Because of supreme awareness, for Him, nothing remained ‘mine’ or ‘yours’. Looking at it from this perspective, our understanding of Mahavir will change. We will understand that the moment one attains Self-realisation, that is the moment He will proclaim, “Everyone is my own!” or “No one is mine!” It is only these two expressions that will remain. If He speaks in the positive, He will say that all are mine, all living beings are my family. And if He speaks in the negative, He will say that no one is mine, I have no family. I am One, Solitary Soul… and both these expressions are basically the same. When the feeling of ‘my-ness’ dissolves, all become one – either everyone is yours or no one is yours!

Out of ignorance and attachment those who consider the four walls as ‘home’, feel ‘Mahavir left home’, but those for whom the walls have broken down, do not feel the same. Nothing has been given up, nor has anything been accepted! Mahavir did not leave home, as home no longer existed for Him. The moment the attitude of ‘my-ness’ disappears, the ‘home’ disappears… One can also say that Mahavir never left ‘home’. On the contrary, He had set out in search of the real ‘home’ – His home!

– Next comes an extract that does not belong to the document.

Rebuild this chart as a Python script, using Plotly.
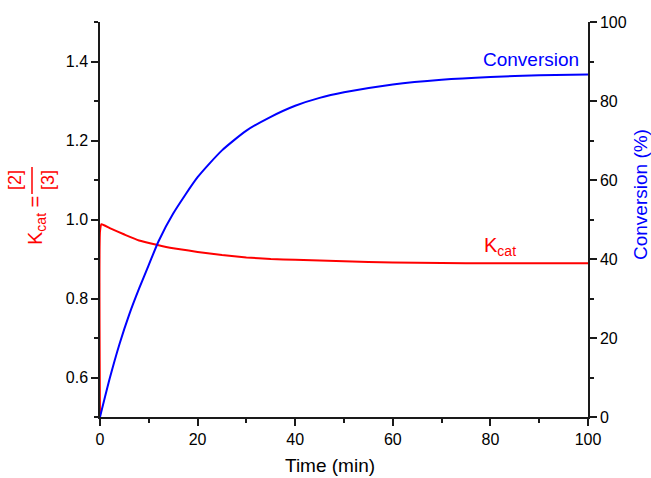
import plotly.graph_objects as go

# ---- data ----
time_conv = [0, 2, 4, 6, 8, 10, 12, 15, 20, 25, 30, 35, 40, 45, 50, 60, 70, 80, 90, 100]
conversion = [0, 9.8, 18.5, 26.0, 32.5, 38.5, 44.5, 51.5, 60.7, 67.5, 72.5, 76.0,
              78.8, 80.8, 82.2, 84.2, 85.4, 86.1, 86.5, 86.7]

time_kcat = [0, 0, 0.3, 2, 5, 8, 11.6, 15, 20, 25, 30, 35, 40, 50, 60, 70, 80, 90, 100]
kcat = [0.5, 0.97, 0.988, 0.978, 0.962, 0.947, 0.936, 0.927, 0.918, 0.910, 0.904,
        0.900, 0.898, 0.894, 0.891, 0.890, 0.889, 0.889, 0.889]

x_ticks = [0, 20, 40, 60, 80, 100]
left_ticks = [0.6, 0.8, 1.0, 1.2, 1.4]
right_ticks = [0, 20, 40, 60, 80, 100]

FONT = "Arial, Liberation Sans, sans-serif"
RED = "#FF0000"
BLUE = "#0000FF"
AX = "#1a1a1a"

W, H = 651, 478
L, R, T, B = 100, 63, 22, 61
PW, PH = W - L - R, H - T - B
X0, Y1 = L, H - B  # pixel of plot-area left / bottom


def px(x):
    return (x - X0) / PW


def py(y):
    return (Y1 - y) / PH


fig = go.Figure()
fig.add_trace(go.Scatter(x=time_kcat, y=kcat, mode="lines",
                         line=dict(color=RED, width=2, shape="spline", smoothing=0.5),
                         yaxis="y", showlegend=False))
fig.add_trace(go.Scatter(x=time_conv, y=conversion, mode="lines",
                         line=dict(color=BLUE, width=2, shape="spline", smoothing=0.6),
                         yaxis="y2", showlegend=False))

axis_common = dict(showline=True, linecolor=AX, linewidth=1.5, ticks="outside",
                   ticklen=7, tickwidth=1.5, tickcolor=AX, showgrid=False, zeroline=False,
                   tickfont=dict(family=FONT, size=16, color="black"))

fig.update_layout(
    width=W, height=H,
    margin=dict(l=L, r=R, t=T, b=B),
    paper_bgcolor="white", plot_bgcolor="white",
    font=dict(family=FONT),
    xaxis=dict(range=[0, 100], tickvals=x_ticks, ticktext=[str(v) for v in x_ticks],
               minor=dict(dtick=10, ticks="outside", ticklen=4, tickwidth=1.5, tickcolor=AX),
               **axis_common),
    yaxis=dict(range=[0.5, 1.5], tickvals=left_ticks, ticktext=[f"{v:.1f}" for v in left_ticks],
               minor=dict(tick0=0.5, dtick=0.1, ticks="outside", ticklen=4, tickwidth=1.5, tickcolor=AX),
               **axis_common),
    yaxis2=dict(range=[0, 100], tickvals=right_ticks, ticktext=[str(v) for v in right_ticks],
                overlaying="y", side="right", anchor="x",
                minor=dict(dtick=10, ticks="outside", ticklen=4, tickwidth=1.5, tickcolor=AX),
                **axis_common),
)

ann = []
# x axis title
ann.append(dict(text="Time (min)", x=px(330), y=py(465), xref="paper", yref="paper",
                xanchor="center", yanchor="middle", showarrow=False,
                font=dict(family=FONT, size=19, color="black")))
# right axis title
ann.append(dict(text="Conversion (%)", x=px(640), y=py(195), xref="paper", yref="paper",
                xanchor="center", yanchor="middle", showarrow=False, textangle=-90,
                font=dict(family=FONT, size=19, color=BLUE)))
# left axis title: K_cat = [2]/[3]
ann.append(dict(text="K<sub>cat</sub> =", x=px(36), y=py(221), xref="paper", yref="paper",
                xanchor="center", yanchor="middle", showarrow=False, textangle=-90,
                font=dict(family=FONT, size=20, color=RED)))
ann.append(dict(text="[2]", x=px(15), y=py(180), xref="paper", yref="paper",
                xanchor="center", yanchor="middle", showarrow=False, textangle=-90,
                font=dict(family=FONT, size=18, color=RED)))
ann.append(dict(text="[3]", x=px(48), y=py(180), xref="paper", yref="paper",
                xanchor="center", yanchor="middle", showarrow=False, textangle=-90,
                font=dict(family=FONT, size=18, color=RED)))
# curve labels
ann.append(dict(text="Conversion", x=px(581), y=py(60), xref="paper", yref="paper",
                xanchor="right", yanchor="middle", showarrow=False,
                font=dict(family=FONT, size=19, color=BLUE)))
ann.append(dict(text="K<sub>cat</sub>", x=px(482), y=py(246), xref="paper", yref="paper",
                xanchor="left", yanchor="middle", showarrow=False,
                font=dict(family=FONT, size=20, color=RED)))
fig.update_layout(annotations=ann)

# fraction bar
fig.add_shape(type="line", xref="paper", yref="paper",
              x0=px(32), x1=px(32), y0=py(167), y1=py(194),
              line=dict(color=RED, width=1.5))

fig.write_html("out.html", config={"displayModeBar": False},
               post_script="document.body.style.margin='0';document.body.style.overflow='hidden';")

Mahavir renounced home, envisioning a larger family and as a result, He let go of His smaller family. How can a person who has experienced the ocean, hold on to just a tiny drop of water? He will hold the drop only so long as he has not experienced the ocean. The moment he has done that, the drop is released. But we do not perceive the ocean! We merely see people who are holding on to the drop and people who have left the drop behind. Mahavir did not leave home. It had become impossible for Him to hold on to it! There is a difference between these two statements. When we say ‘He left His home’, it appears as if there is some animosity, hatred or dislike towards it. But if we say, ‘it had become impossible to hold on to it’, then it appears as if He had acquired a larger home – an infinitely larger one, and in this, the previous home has not slipped away, but has become a part of the larger home.

If we are able to comprehend this reality, renunciation will hold a new meaning.